Aim of the exercise: Print nothing but the lines from the start of the listing below through the line that contains "var BAR_PCT = 0.72;". Do not include the pictures.

Exercise materials:
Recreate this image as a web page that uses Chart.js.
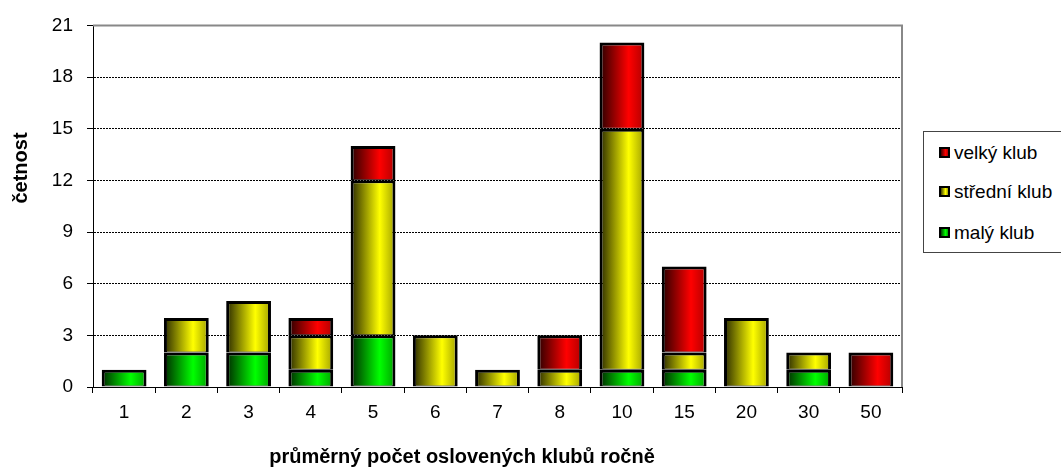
<!DOCTYPE html>
<html>
<head>
<meta charset="utf-8">
<script src="https://cdn.jsdelivr.net/npm/chart.js@4/dist/chart.umd.min.js"></script>
<style>
  html, body { margin: 0; padding: 0; background: #fff; }
  #wrap { position: relative; width: 1061px; height: 468px; }
  #legend {
    position: absolute; left: 923px; top: 131px; width: 150px; height: 122px;
    border: 1px solid #444; box-sizing: border-box; background: #fff;
    font-family: "Liberation Sans", Arial, sans-serif; font-size: 19px; color: #000;
  }
  #legend div { position: absolute; left: 15px; height: 22px; line-height: 22px; white-space: nowrap; }
  #legend span {
    display: inline-block; width: 7px; height: 7px; border: 2px solid #000;
    margin-right: 4px; vertical-align: 1px;
  }
</style>
</head>
<body>
<div id="wrap">
  <canvas id="myChart" width="1061" height="468"></canvas>
  <div id="legend">
    <div style="top:10px"><span style="background:linear-gradient(90deg,#400000,#ff0000 65%,#b00000)"></span>velký klub</div>
    <div style="top:49px"><span style="background:linear-gradient(90deg,#404000,#ffff00 65%,#a0a000)"></span>střední klub</div>
    <div style="top:90px"><span style="background:linear-gradient(90deg,#004000,#00ff00 65%,#00a000)"></span>malý klub</div>
  </div>
</div>
<script>
  var categories = ['1', '2', '3', '4', '5', '6', '7', '8', '10', '15', '20', '30', '50'];
  var maly    = [1, 2, 2, 1, 3, 0, 0, 0, 1, 1, 0, 1, 0];
  var stredni = [0, 2, 3, 2, 9, 3, 1, 1, 14, 1, 4, 1, 0];
  var velky   = [0, 0, 0, 1, 2, 0, 0, 2, 5, 5, 0, 0, 2];

  var BAR_PCT = 0.72;

  // horizontal shading across every bar: dark left, bright at ~65 %, darker right
  function shade(dark, bright, right) {
    return function (context) {
      var chart = context.chart;
      var x = chart.scales.x;
      if (!chart.chartArea || !x) return bright;
      var g = chart.ctx.createLinearGradient(x.left, 0, x.right, 0);
      var w = x.width;
      var bw = (w / categories.length) * BAR_PCT;
      for (var i = 0; i < categories.length; i++) {
        var c = x.getPixelForValue(i);
        var l = (c - bw / 2 - x.left) / w;
        var r = (c + bw / 2 - x.left) / w;
        g.addColorStop(Math.max(0, l), dark);
        g.addColorStop(l + (r - l) * 0.65, bright);
        g.addColorStop(Math.min(1, r), right);
      }
      return g;
    };
  }

  function ds(label, values, colors) {
    return {
      label: label,
      data: values.map(function (v) { return v === 0 ? null : v; }),
      backgroundColor: shade(colors[0], colors[1], colors[2]),
      borderColor: '#000',
      borderWidth: { left: 3, right: 3, top: 3, bottom: 1 },
      borderSkipped: false,
      barPercentage: BAR_PCT,
      categoryPercentage: 1
    };
  }

  // grey frame on top/right + the two axis titles (placed like the original)
  var framePlugin = {
    id: 'frame',
    beforeDatasetsDraw: function (chart) {
      var a = chart.chartArea, ctx = chart.ctx;
      ctx.save();
      ctx.strokeStyle = '#888';
      ctx.lineWidth = 2;
      ctx.beginPath();
      ctx.moveTo(a.left, a.top);
      ctx.lineTo(a.right, a.top);
      ctx.lineTo(a.right, a.bottom);
      ctx.stroke();
      ctx.restore();
    },
    afterDraw: function (chart) {
      var ctx = chart.ctx;
      ctx.save();
      ctx.fillStyle = '#000';
      ctx.font = 'bold 20px "Liberation Sans", Arial, sans-serif';
      ctx.textAlign = 'center';
      ctx.textBaseline = 'middle';
      ctx.fillText('průměrný počet oslovených klubů ročně', 462, 457);
      ctx.translate(21, 168);
      ctx.rotate(-Math.PI / 2);
      ctx.fillText('četnost', 0, 0);
      ctx.restore();
    }
  };

  Chart.defaults.font.family = '"Liberation Sans", Arial, sans-serif';
  Chart.defaults.color = '#000';

  new Chart(document.getElementById('myChart'), {
    type: 'bar',
    data: {
      labels: categories,
      datasets: [
        ds('malý klub', maly, ['#002800', '#00ff00', '#00a000']),
        ds('střední klub', stredni, ['#282800', '#ffff00', '#a0a000']),
        ds('velký klub', velky, ['#280000', '#ff0000', '#b00000'])
      ]
    },
    options: {
      responsive: false,
      animation: false,
      layout: { padding: { left: 0, right: 159, top: 18, bottom: 6 } },
      plugins: { legend: { display: false }, tooltip: { enabled: false } },
      scales: {
        x: {
          stacked: true,
          offset: true,
          grid: { offset: true, drawOnChartArea: false, tickLength: 6, color: '#000' },
          border: { color: '#000', width: 1 },
          ticks: { font: { size: 19 }, padding: 8 },
          afterFit: function (s) { s.height = 75; }
        },
        y: {
          stacked: true,
          min: 0, max: 21,
          ticks: { stepSize: 3, font: { size: 19 }, padding: 14 },
          grid: { color: '#000', lineWidth: 1, tickLength: 6, tickColor: '#000', tickBorderDash: [] },
          border: { color: '#000', width: 1, dash: [2, 1] },
          afterFit: function (s) { s.width = 93; }
        }
      }
    },
    plugins: [framePlugin]
  });
</script>
</body>
</html>
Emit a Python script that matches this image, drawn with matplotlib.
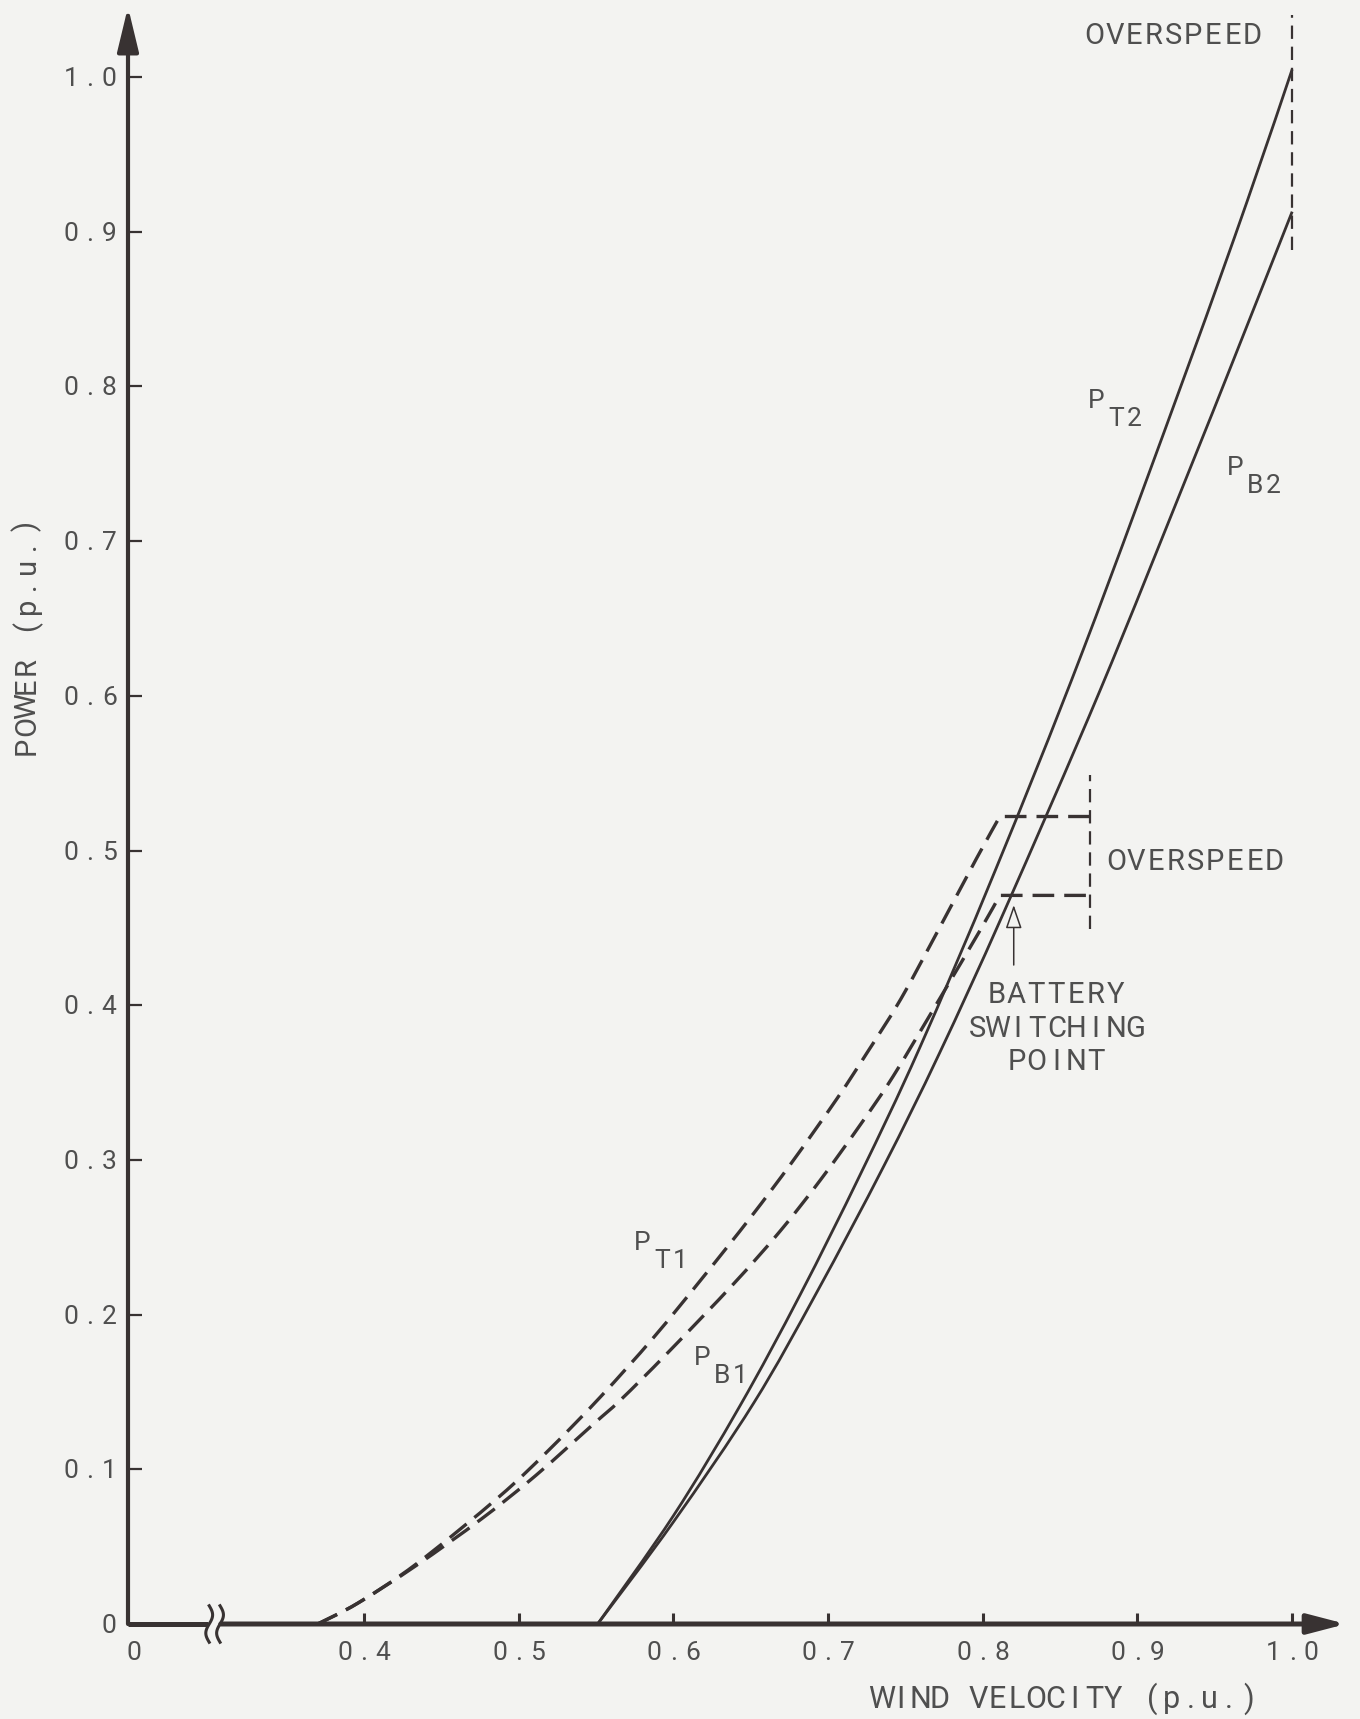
import numpy as np
import matplotlib.pyplot as plt
from matplotlib.path import Path
from matplotlib.patches import PathPatch

# readings, wind velocity / power in p.u.
vel_t1 = [0.370, 0.396, 0.434, 0.487, 0.519, 0.553, 0.587, 0.619, 0.650, 0.677,
          0.706, 0.725, 0.747, 0.772, 0.796, 0.811, 0.869]
pow_t1 = [0.000, 0.0135, 0.039, 0.082, 0.112, 0.147, 0.185, 0.224, 0.263, 0.299,
          0.340, 0.369, 0.404, 0.450, 0.495, 0.522, 0.522]

vel_b1 = [0.370, 0.396, 0.434, 0.476, 0.511, 0.548, 0.566, 0.596, 0.639, 0.669,
          0.695, 0.721, 0.742, 0.772, 0.798, 0.811, 0.869]
pow_b1 = [0.000, 0.0135, 0.038, 0.068, 0.096, 0.129, 0.145, 0.175, 0.220, 0.254,
          0.287, 0.323, 0.354, 0.404, 0.448, 0.471, 0.471]

vel_t2 = [0.551, 0.600, 0.643, 0.682, 0.721, 0.759, 0.808, 0.865, 0.932, 0.971, 1.000]
pow_t2 = [0.000, 0.070, 0.141, 0.213, 0.291, 0.372, 0.487, 0.630, 0.811, 0.920, 1.005]

vel_b2 = [0.551, 0.600, 0.652, 0.693, 0.736, 0.772, 0.814, 0.876, 0.932, 0.962, 1.000]
pow_b2 = [0.000, 0.066, 0.143, 0.215, 0.296, 0.369, 0.461, 0.604, 0.742, 0.817, 0.913]

x_ticks = [0.4, 0.5, 0.6, 0.7, 0.8, 0.9, 1.0]
x_tick_labels = ["0.4", "0.5", "0.6", "0.7", "0.8", "0.9", "1.0"]
y_ticks = [0.0, 0.1, 0.2, 0.3, 0.4, 0.5, 0.6, 0.7, 0.8, 0.9, 1.0]
y_tick_labels = ["0", "0.1", "0.2", "0.3", "0.4", "0.5", "0.6", "0.7", "0.8", "0.9", "1.0"]

# overspeed markers: velocity and power extent
overspeed_1_vel = 0.869
overspeed_1_pow = [0.449, 0.549]
overspeed_2_vel = 1.0
overspeed_2_pow = [0.888, 1.040]
switch_vel = 0.820
switch_pow = [0.426, 0.4648]

# axis extent (x axis is broken, left end labelled 0)
X0, X1 = 0.2474, 1.0348
Y0, Y1 = 0.0, 1.0453
BREAK = 0.3034

BG = '#f3f3f1'
INK = '#383232'
TXT = '#4f4f4f'

plt.rcParams['font.family'] = ['Roboto', 'DejaVu Sans']

fig = plt.figure(figsize=(13.6, 17.19), dpi=100, facecolor=BG)
ax = fig.add_axes([128 / 1360, 95 / 1719, 1218 / 1360, 1617 / 1719])
ax.set_facecolor(BG)
ax.set_xlim(X0, X1)
ax.set_ylim(Y0, Y1)
for s in ax.spines.values():
    s.set_visible(False)

ax.set_xticks(x_ticks)
ax.set_yticks(y_ticks)
ax.tick_params(axis='y', direction='in', length=10, width=1.6, color=INK,
               labelleft=False)
ax.tick_params(axis='x', direction='in', length=8, width=2.2, color=INK,
               labelbottom=False)

# axes drawn by hand: arrows + broken x axis
ax.annotate('', xy=(X0, Y1), xytext=(X0, Y0), annotation_clip=False,
            arrowprops=dict(arrowstyle='-|>,head_length=2.7,head_width=0.65',
                            mutation_scale=10, lw=3.0, color=INK,
                            shrinkA=0, shrinkB=0))
ax.plot([X0, BREAK - 0.004], [0, 0], color=INK, lw=3.6, clip_on=False,
        solid_capstyle='butt')
ax.annotate('', xy=(X1, 0), xytext=(BREAK + 0.004, 0), annotation_clip=False,
            arrowprops=dict(arrowstyle='-|>,head_length=2.3,head_width=0.6',
                            mutation_scale=10, lw=3.6, color=INK,
                            shrinkA=0, shrinkB=0))
t = np.linspace(-1, 1, 40)
for bx in (BREAK - 0.0035, BREAK + 0.0035):
    ax.plot(bx + 0.0022 * np.sin(np.pi * t), 0.0118 * t, color=INK, lw=2.2,
            clip_on=False)


def smooth_curve(xs, ys, n_flat=0, **kw):
    # catmull-rom style bezier through the read points,
    # last n_flat points joined with straight segments
    p = np.column_stack([xs, ys])
    m = len(p) - n_flat
    verts = [p[0]]
    codes = [Path.MOVETO]
    for i in range(m - 1):
        a = p[max(i - 1, 0)]
        b = p[min(i + 2, m - 1)]
        c1 = p[i] + (p[i + 1] - a) / 6
        c2 = p[i + 1] - (b - p[i]) / 6
        verts += [c1, c2, p[i + 1]]
        codes += [Path.CURVE4] * 3
    for q in p[m:]:
        verts.append(q)
        codes.append(Path.LINETO)
    ax.add_patch(PathPatch(Path(verts, codes), fill=False, **kw))


# curves
dash = (0, (6.5, 3))
smooth_curve(vel_t1, pow_t1, n_flat=1, ec=INK, lw=2.4, ls=dash, joinstyle='miter')
smooth_curve(vel_b1, pow_b1, n_flat=1, ec=INK, lw=2.4, ls=dash, joinstyle='miter')
smooth_curve(vel_t2, pow_t2, ec=INK, lw=2.0)
smooth_curve(vel_b2, pow_b2, ec=INK, lw=2.0)

ax.plot([overspeed_1_vel] * 2, overspeed_1_pow, color=INK, lw=1.6, dashes=(6, 3.5))
ax.plot([overspeed_2_vel] * 2, overspeed_2_pow, color=INK, lw=1.6, dashes=(6, 3.5),
        clip_on=False)

ax.annotate('', xy=(switch_vel, switch_pow[1]), xytext=(switch_vel, switch_pow[0]),
            arrowprops=dict(arrowstyle='-|>,head_length=1.45,head_width=0.5',
                            mutation_scale=10, lw=1.1, ec=INK, fc=BG,
                            shrinkA=0, shrinkB=0))


def spaced(x, y, s, size, pitch, rot=0, dx=0.0, dy=0.0, align='center'):
    # typewriter-style lettering, one char per cell
    n = len(s)
    for i, c in enumerate(s):
        if c == ' ':
            continue
        k = i - (n - 1) if align == 'right' else i - (n - 1) / 2
        off = k * pitch
        xt = (dx, dy + off) if rot else (dx + off, dy)
        ax.annotate(c, (x, y), xytext=xt, textcoords='offset points',
                    ha='center', va='baseline', rotation=rot,
                    rotation_mode='anchor', fontsize=size, color=TXT,
                    annotation_clip=False)


def psub(x, y, sub, size=19):
    ax.annotate('P', (x, y), ha='center', va='baseline', fontsize=size,
                color=TXT, annotation_clip=False)
    for i, c in enumerate(sub):
        ax.annotate(c, (x, y), xytext=(14.4 + i * 12.8, -13),
                    textcoords='offset points', ha='center', va='baseline',
                    fontsize=size, color=TXT, annotation_clip=False)


# tick labels, spaced like the typed originals
for v, lab in zip(y_ticks, y_tick_labels):
    spaced(X0, v, lab, 19, 13.8, dx=-13.5, dy=-6.5, align='right')
for v, lab in zip(x_ticks, x_tick_labels):
    spaced(v, 0, lab, 19, 13.8, dy=-26)
spaced(X0, 0, "0", 19, 13.8, dx=4.3, dy=-26)

spaced(0.9233, 1.0213, "OVERSPEED", 21, 14.2)
spaced(0.9375, 0.4874, "OVERSPEED", 21, 14.2)
spaced(0.8473, 0.4014, "BATTERY", 21, 14.2)
spaced(0.8476, 0.3794, "SWITCHING", 21, 14.2)
spaced(0.8476, 0.3581, "POINT", 21, 14.2)

psub(0.580, 0.2418, "T1")
psub(0.6188, 0.1674, "B1")
psub(0.8732, 0.7861, "T2")
psub(0.963, 0.7427, "B2")

spaced(0.1873, 0.6387, "POWER (p.u.)", 21, 14.4, rot=90)
spaced(0.8531, -0.0543, "WIND VELOCITY (p.u.)", 22, 13.9)

fig.savefig('out.png', dpi=100, facecolor=BG)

Correct result:
Recreate this image as a web page that uses Chart.js.
<!DOCTYPE html>
<html>
<head>
<meta charset="utf-8">
<script src="https://cdn.jsdelivr.net/npm/chart.js@4/dist/chart.umd.min.js"></script>
<style>
  html, body { margin: 0; padding: 0; background: #fff; }
  #wrap { position: relative; width: 1061px; height: 468px; }
  #legend {
    position: absolute; left: 923px; top: 131px; width: 150px; height: 122px;
    border: 1px solid #444; box-sizing: border-box; background: #fff;
    font-family: "Liberation Sans", Arial, sans-serif; font-size: 19px; color: #000;
  }
  #legend div { position: absolute; left: 15px; height: 22px; line-height: 22px; white-space: nowrap; }
  #legend span {
    display: inline-block; width: 7px; height: 7px; border: 2px solid #000;
    margin-right: 4px; vertical-align: 1px;
  }
</style>
</head>
<body>
<div id="wrap">
  <canvas id="myChart" width="1061" height="468"></canvas>
  <div id="legend">
    <div style="top:10px"><span style="background:linear-gradient(90deg,#400000,#ff0000 65%,#b00000)"></span>velký klub</div>
    <div style="top:49px"><span style="background:linear-gradient(90deg,#404000,#ffff00 65%,#a0a000)"></span>střední klub</div>
    <div style="top:90px"><span style="background:linear-gradient(90deg,#004000,#00ff00 65%,#00a000)"></span>malý klub</div>
  </div>
</div>
<script>
  var categories = ['1', '2', '3', '4', '5', '6', '7', '8', '10', '15', '20', '30', '50'];
  var maly    = [1, 2, 2, 1, 3, 0, 0, 0, 1, 1, 0, 1, 0];
  var stredni = [0, 2, 3, 2, 9, 3, 1, 1, 14, 1, 4, 1, 0];
  var velky   = [0, 0, 0, 1, 2, 0, 0, 2, 5, 5, 0, 0, 2];

  var BAR_PCT = 0.72;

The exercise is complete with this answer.